[THE TASK] Copy the listing below in full and skip every picture.

[PROVIDED MATERIAL]
● ● ● ● ● ● ●
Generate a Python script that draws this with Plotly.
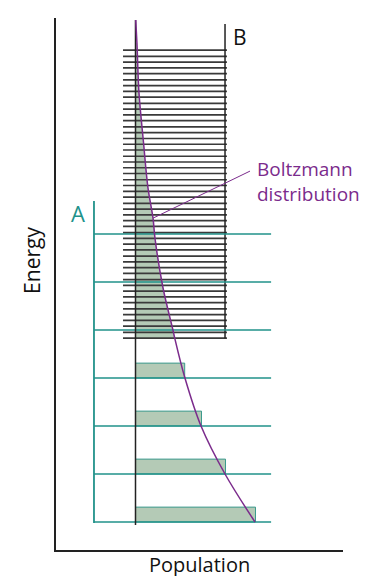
import plotly.graph_objects as go

# ---------------- data (arbitrary units: population in % of ground level, energy in level spacings)
A_LEVELS = [0, 1, 2, 3, 4, 5, 6]
BAR_LEVELS = [0, 1, 2, 3]
BAR_POPULATION = [100, 75, 55, 41]

B_LEVELS = [3.83, 3.95, 4.08, 4.20, 4.32, 4.44, 4.57, 4.69, 4.81, 4.93,
            5.05, 5.18, 5.30, 5.42, 5.54, 5.67, 5.79, 5.91, 6.03, 6.16,
            6.28, 6.40, 6.52, 6.64, 6.77, 6.89, 7.01, 7.13, 7.26, 7.38,
            7.50, 7.62, 7.75, 7.87, 7.99, 8.11, 8.23, 8.36, 8.48, 8.60,
            8.72, 8.85, 8.97, 9.09, 9.21, 9.34, 9.46, 9.58, 9.70, 9.83]

CURVE_ENERGY = [0.0, 1.0, 2.0, 3.0, 3.83, 4.0, 4.88, 5.92, 6.33, 6.96, 7.90, 8.94, 9.98, 10.46]
CURVE_POP = [99.6, 74.6, 54.6, 41.2, 32.7, 31.2, 22.9, 16.2, 14.6, 10.4, 6.7, 2.9, 1.2, 0.2]

# ---------------- geometry / style
A_X = (-34.6, 113.0)          # extent of A level lines
B_X = (-10.4, 76.2)           # extent of B level lines
B_RIGHT = 74.6
B_TOP = 10.375
ZERO_TOP = 10.46
ZERO_BOTTOM = -0.06
A_VERT = (-0.02, 6.69)
BAR_H = 0.31

TEAL = "#21928a"
GREEN = "#b4cab6"
PURPLE = "#7b2b8c"
DARK = "#222222"
FONT = "Open Sans"

X_RANGE = [-66.25, 172.92]
Y_RANGE = [-0.5833, 10.5]

fig = go.Figure()

# bars (populations of A levels)
fig.add_trace(go.Bar(
    orientation="h", x=BAR_POPULATION, y=BAR_LEVELS, base=0,
    width=BAR_H, offset=0,
    marker=dict(color=GREEN, line=dict(color="#3c9a8d", width=1)),
    hoverinfo="skip", showlegend=False))

# shaded population of B quasi-continuum
bx, by = [], []
for p, e in zip(CURVE_POP, CURVE_ENERGY):
    if B_LEVELS[0] - 1e-6 <= e <= B_TOP:
        bx.append(p)
        by.append(e)
fig.add_trace(go.Scatter(
    x=bx, y=by, mode="lines", fill="tozerox", fillcolor=GREEN,
    line=dict(width=0, shape="spline"), hoverinfo="skip", showlegend=False))

# B levels
lx, ly = [], []
for e in B_LEVELS:
    lx += [B_X[0], B_X[1], None]
    ly += [e, e, None]
fig.add_trace(go.Scatter(x=lx, y=ly, mode="lines",
                         line=dict(color="#3a3a3a", width=1.7),
                         hoverinfo="skip", showlegend=False))
# B right bracket
fig.add_trace(go.Scatter(x=[B_RIGHT, B_RIGHT], y=[B_LEVELS[0], B_TOP], mode="lines",
                         line=dict(color=DARK, width=1.5), hoverinfo="skip", showlegend=False))

# A levels
ax_, ay_ = [], []
for e in A_LEVELS:
    ax_ += [A_X[0], A_X[1], None]
    ay_ += [e, e, None]
fig.add_trace(go.Scatter(x=ax_, y=ay_, mode="lines",
                         line=dict(color=TEAL, width=1.6),
                         hoverinfo="skip", showlegend=False))
fig.add_trace(go.Scatter(x=[A_X[0], A_X[0]], y=list(A_VERT), mode="lines",
                         line=dict(color=TEAL, width=1.8), hoverinfo="skip", showlegend=False))

# zero-population line
fig.add_trace(go.Scatter(x=[0, 0], y=[ZERO_BOTTOM, ZERO_TOP], mode="lines",
                         line=dict(color=DARK, width=1.5), hoverinfo="skip", showlegend=False))

# Boltzmann curve
fig.add_trace(go.Scatter(x=CURVE_POP, y=CURVE_ENERGY, mode="lines",
                         line=dict(color=PURPLE, width=1.5, shape="spline"),
                         hoverinfo="skip", showlegend=False))
# pointer
fig.add_trace(go.Scatter(x=[14.6, 95.4], y=[6.33, 7.31], mode="lines",
                         line=dict(color=PURPLE, width=1), hoverinfo="skip", showlegend=False))

ann = [
    dict(text="A", x=-47.9, y=6.44, font=dict(color=TEAL, size=22)),
    dict(text="B", x=87.1, y=10.10, font=dict(color="#111111", size=21)),
    dict(text="Boltzmann<br>distribution", x=99.6, y=7.10, xanchor="left", align="left",
         font=dict(color=PURPLE, size=19)),
    dict(text="Energy", xref="paper", x=0, xshift=-24, y=5.44, textangle=-90,
         font=dict(color="#111111", size=21)),
    dict(text="Population", xref="paper", x=0.5, yref="paper", y=0, yshift=-14,
         yanchor="middle", font=dict(color="#111111", size=20)),
]
for a in ann:
    a.setdefault("showarrow", False)
    a.setdefault("xanchor", "center")
    a.setdefault("yanchor", "middle")
    fig.add_annotation(**a)

fig.update_layout(
    width=369, height=576,
    margin=dict(l=48, r=34, t=10, b=34, pad=0),
    paper_bgcolor="white", plot_bgcolor="white",
    font=dict(family=FONT),
    showlegend=False,
    xaxis=dict(range=X_RANGE, showgrid=False, zeroline=False, showticklabels=False,
               ticks="", showline=True, linecolor=DARK, linewidth=1.5, fixedrange=True),
    yaxis=dict(range=Y_RANGE, showgrid=False, zeroline=False, showticklabels=False,
               ticks="", showline=True, linecolor=DARK, linewidth=1.5, fixedrange=True),
)

fig.write_html("out.html")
● ● ● ● ● ● ●
[FULL ANSWER]
Generate a Python script that draws this with Plotly.
import plotly.graph_objects as go

# ---------------- data (arbitrary units: population in % of ground level, energy in level spacings)
A_LEVELS = [0, 1, 2, 3, 4, 5, 6]
BAR_LEVELS = [0, 1, 2, 3]
BAR_POPULATION = [100, 75, 55, 41]

B_LEVELS = [3.83, 3.95, 4.08, 4.20, 4.32, 4.44, 4.57, 4.69, 4.81, 4.93,
            5.05, 5.18, 5.30, 5.42, 5.54, 5.67, 5.79, 5.91, 6.03, 6.16,
            6.28, 6.40, 6.52, 6.64, 6.77, 6.89, 7.01, 7.13, 7.26, 7.38,
            7.50, 7.62, 7.75, 7.87, 7.99, 8.11, 8.23, 8.36, 8.48, 8.60,
            8.72, 8.85, 8.97, 9.09, 9.21, 9.34, 9.46, 9.58, 9.70, 9.83]

CURVE_ENERGY = [0.0, 1.0, 2.0, 3.0, 3.83, 4.0, 4.88, 5.92, 6.33, 6.96, 7.90, 8.94, 9.98, 10.46]
CURVE_POP = [99.6, 74.6, 54.6, 41.2, 32.7, 31.2, 22.9, 16.2, 14.6, 10.4, 6.7, 2.9, 1.2, 0.2]

# ---------------- geometry / style
A_X = (-34.6, 113.0)          # extent of A level lines
B_X = (-10.4, 76.2)           # extent of B level lines
B_RIGHT = 74.6
B_TOP = 10.375
ZERO_TOP = 10.46
ZERO_BOTTOM = -0.06
A_VERT = (-0.02, 6.69)
BAR_H = 0.31

TEAL = "#21928a"
GREEN = "#b4cab6"
PURPLE = "#7b2b8c"
DARK = "#222222"
FONT = "Open Sans"

X_RANGE = [-66.25, 172.92]
Y_RANGE = [-0.5833, 10.5]

fig = go.Figure()

# bars (populations of A levels)
fig.add_trace(go.Bar(
    orientation="h", x=BAR_POPULATION, y=BAR_LEVELS, base=0,
    width=BAR_H, offset=0,
    marker=dict(color=GREEN, line=dict(color="#3c9a8d", width=1)),
    hoverinfo="skip", showlegend=False))

# shaded population of B quasi-continuum
bx, by = [], []
for p, e in zip(CURVE_POP, CURVE_ENERGY):
    if B_LEVELS[0] - 1e-6 <= e <= B_TOP:
        bx.append(p)
        by.append(e)
fig.add_trace(go.Scatter(
    x=bx, y=by, mode="lines", fill="tozerox", fillcolor=GREEN,
    line=dict(width=0, shape="spline"), hoverinfo="skip", showlegend=False))

# B levels
lx, ly = [], []
for e in B_LEVELS:
    lx += [B_X[0], B_X[1], None]
    ly += [e, e, None]
fig.add_trace(go.Scatter(x=lx, y=ly, mode="lines",
                         line=dict(color="#3a3a3a", width=1.7),
                         hoverinfo="skip", showlegend=False))
# B right bracket
fig.add_trace(go.Scatter(x=[B_RIGHT, B_RIGHT], y=[B_LEVELS[0], B_TOP], mode="lines",
                         line=dict(color=DARK, width=1.5), hoverinfo="skip", showlegend=False))

# A levels
ax_, ay_ = [], []
for e in A_LEVELS:
    ax_ += [A_X[0], A_X[1], None]
    ay_ += [e, e, None]
fig.add_trace(go.Scatter(x=ax_, y=ay_, mode="lines",
                         line=dict(color=TEAL, width=1.6),
                         hoverinfo="skip", showlegend=False))
fig.add_trace(go.Scatter(x=[A_X[0], A_X[0]], y=list(A_VERT), mode="lines",
                         line=dict(color=TEAL, width=1.8), hoverinfo="skip", showlegend=False))

# zero-population line
fig.add_trace(go.Scatter(x=[0, 0], y=[ZERO_BOTTOM, ZERO_TOP], mode="lines",
                         line=dict(color=DARK, width=1.5), hoverinfo="skip", showlegend=False))

# Boltzmann curve
fig.add_trace(go.Scatter(x=CURVE_POP, y=CURVE_ENERGY, mode="lines",
                         line=dict(color=PURPLE, width=1.5, shape="spline"),
                         hoverinfo="skip", showlegend=False))
# pointer
fig.add_trace(go.Scatter(x=[14.6, 95.4], y=[6.33, 7.31], mode="lines",
                         line=dict(color=PURPLE, width=1), hoverinfo="skip", showlegend=False))

ann = [
    dict(text="A", x=-47.9, y=6.44, font=dict(color=TEAL, size=22)),
    dict(text="B", x=87.1, y=10.10, font=dict(color="#111111", size=21)),
    dict(text="Boltzmann<br>distribution", x=99.6, y=7.10, xanchor="left", align="left",
         font=dict(color=PURPLE, size=19)),
    dict(text="Energy", xref="paper", x=0, xshift=-24, y=5.44, textangle=-90,
         font=dict(color="#111111", size=21)),
    dict(text="Population", xref="paper", x=0.5, yref="paper", y=0, yshift=-14,
         yanchor="middle", font=dict(color="#111111", size=20)),
]
for a in ann:
    a.setdefault("showarrow", False)
    a.setdefault("xanchor", "center")
    a.setdefault("yanchor", "middle")
    fig.add_annotation(**a)

fig.update_layout(
    width=369, height=576,
    margin=dict(l=48, r=34, t=10, b=34, pad=0),
    paper_bgcolor="white", plot_bgcolor="white",
    font=dict(family=FONT),
    showlegend=False,
    xaxis=dict(range=X_RANGE, showgrid=False, zeroline=False, showticklabels=False,
               ticks="", showline=True, linecolor=DARK, linewidth=1.5, fixedrange=True),
    yaxis=dict(range=Y_RANGE, showgrid=False, zeroline=False, showticklabels=False,
               ticks="", showline=True, linecolor=DARK, linewidth=1.5, fixedrange=True),
)

fig.write_html("out.html")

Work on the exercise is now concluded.